MANALAPAN, Fla. -- The NHL announced sweeping initiatives to combat abuse and promote inclusivity in hockey at its board of governors meeting on Thursday.
The meeting was the first since the release of an investigation into the Chicago Blackhawks and how the team handled a former player's allegation that he was sexually assaulted by a former video coach in 2010.
NHL commissioner Gary Bettman opened his news conference on Thursday by acknowledging the Blackhawks investigation, calling it "unacceptable, both in what happened and the way it was handled." He said the NHL was "sorry that it happened."
Presented under the banner "Respect Hockey," the NHL will have a mandatory 90-minute digital-training program for all executives, staff and players in the league. Created in partnership with former NHL player Sheldon Kennedy's Respect Group, the training program will be ready by the end of first quarter 2022. The league expects all its teams to have completed the program by the end of the 2021-22 season.
"The most important part of this is being realistic about the efforts that are necessary to make the change, and to ensure that those efforts aren't performative," said Kim Davis, NHL senior executive VP of social impact, growth initiatives and legislative affairs. "We can't go back, but what can we do to go forward, to ensure that these kinds of things don't happen."
Bettman said that the league's abuse hotline continues to receive tips, although nothing at the magnitude of the Blackhawks' investigation. Tips to the hotline led to the resignation of Anaheim Ducks GM Bob Murray in November. Murray then enrolled in an alcohol abuse program.

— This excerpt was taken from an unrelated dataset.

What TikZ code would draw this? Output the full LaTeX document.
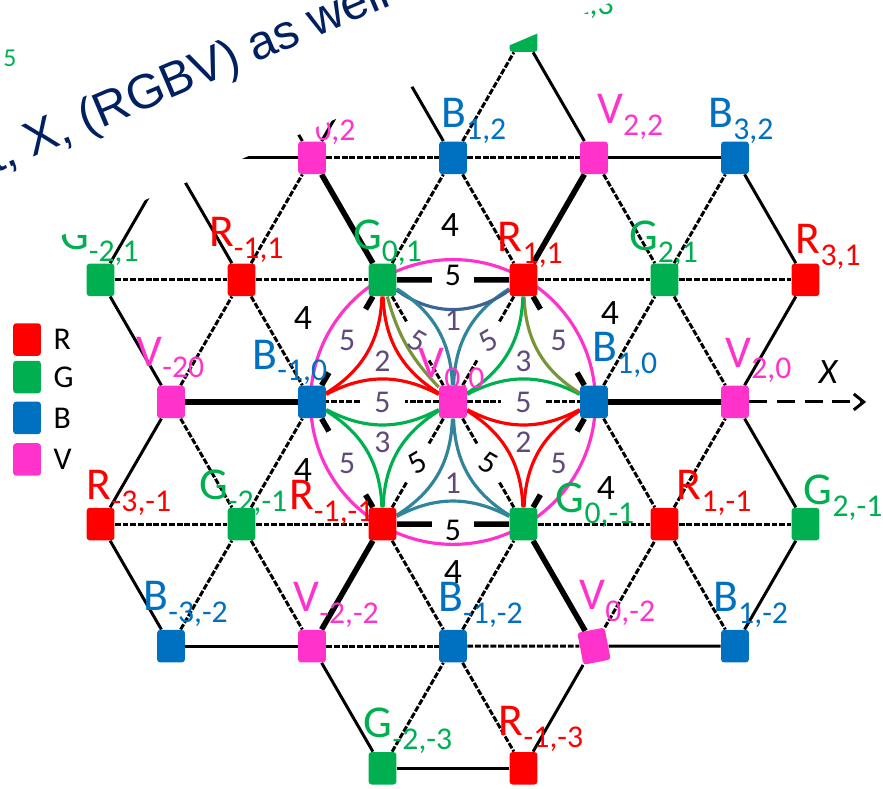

The league is expanding its abuse reporting system beyond the hotline, creating a system to serve non-NHL leagues, associations and governing bodies. It will be sponsored by the NHL but operated by a third party.
The league also intends to create a hockey culture center to serve non-NHL hockey leagues and associations, a portal of services and information that cover issues ranging from employee assistance programs to sexual assault and domestic abuse. Also planned is an annual "Respect Hockey Summit," which will bring together leaders in "the hockey ecosystem" to discuss workplace culture challenges and best practices with experts.
Davis also announced that the NHL is partnering with Jopwell, a diversity solutions company, to broaden its candidate base for jobs and build a pipeline for a diverse pool of future talent. Davis had previously worked with Jopwell when she was an executive at JPMorgan Chase.
"I think we all understand that there's a need, as a business and as a moral imperative, to accelerate our efforts around respect, equity and inclusion," Davis said.
The board of governors meetings are taking place on Thursday and Friday near Palm Beach, Florida. Questions from the media were limited to the topics the league covered in Thursday's session; issues such as Olympic participation and the future of the Arizona Coyotes were left for Friday.
Also discussed among the NHL owners on Thursday:
• The Pittsburgh Penguins sale to the Fenway Sports Group for a reported $900 million was approved by the board. FSG purchased a controlling interest in the team, with current owners Mario Lemieux and Ron Burkle remaining part of the ownership group. The purchase remains subject to negotiation and execution of documentation before the transaction can be closed.
Bettman said FSG impressed the league's executive committee in their meeting Thursday. "They see a great future [for the NHL], and that's why they're making the investment," he said.
• The NHL updated the board on COVID-19 protocols and positive tests this season.
Deputy commissioner Bill Daly said that 19 teams have "implemented enhanced measures" when there have been mini-outbreaks this season, "basically turning back the clock to the protocols that were required last year" with an extra element of testing. The enhanced measures usually last around seven days.
"The current view of our medical professionals is that it's doing what it's intended to do," said Daly. "At this point, further measures will be employed if they're deemed necessary, but at this point they're not deemed necessary."
Daly said that the difference between this season and last season in the NHL is that vaccines are "preventing serious illness" for players.
"While we have some symptomatic players and some players under the weather, they've not getting sick like they were last year," he said. "That's a direct effect of being fully vaccinated."
Other differences include a more contagious Delta variant of COVID-19, and where players are getting infected. Daly said players aren't transmitting COVID-19 within the locker room when there are clusters of cases, but that "most of the transmission this year is community-based transmission."
The league and the players are due to review COVID-19 protocols in a meeting later this month. If there are any adjustments made, Daly said, "ultimately that's going to be a decision between our medical experts and the NHLPA medical experts."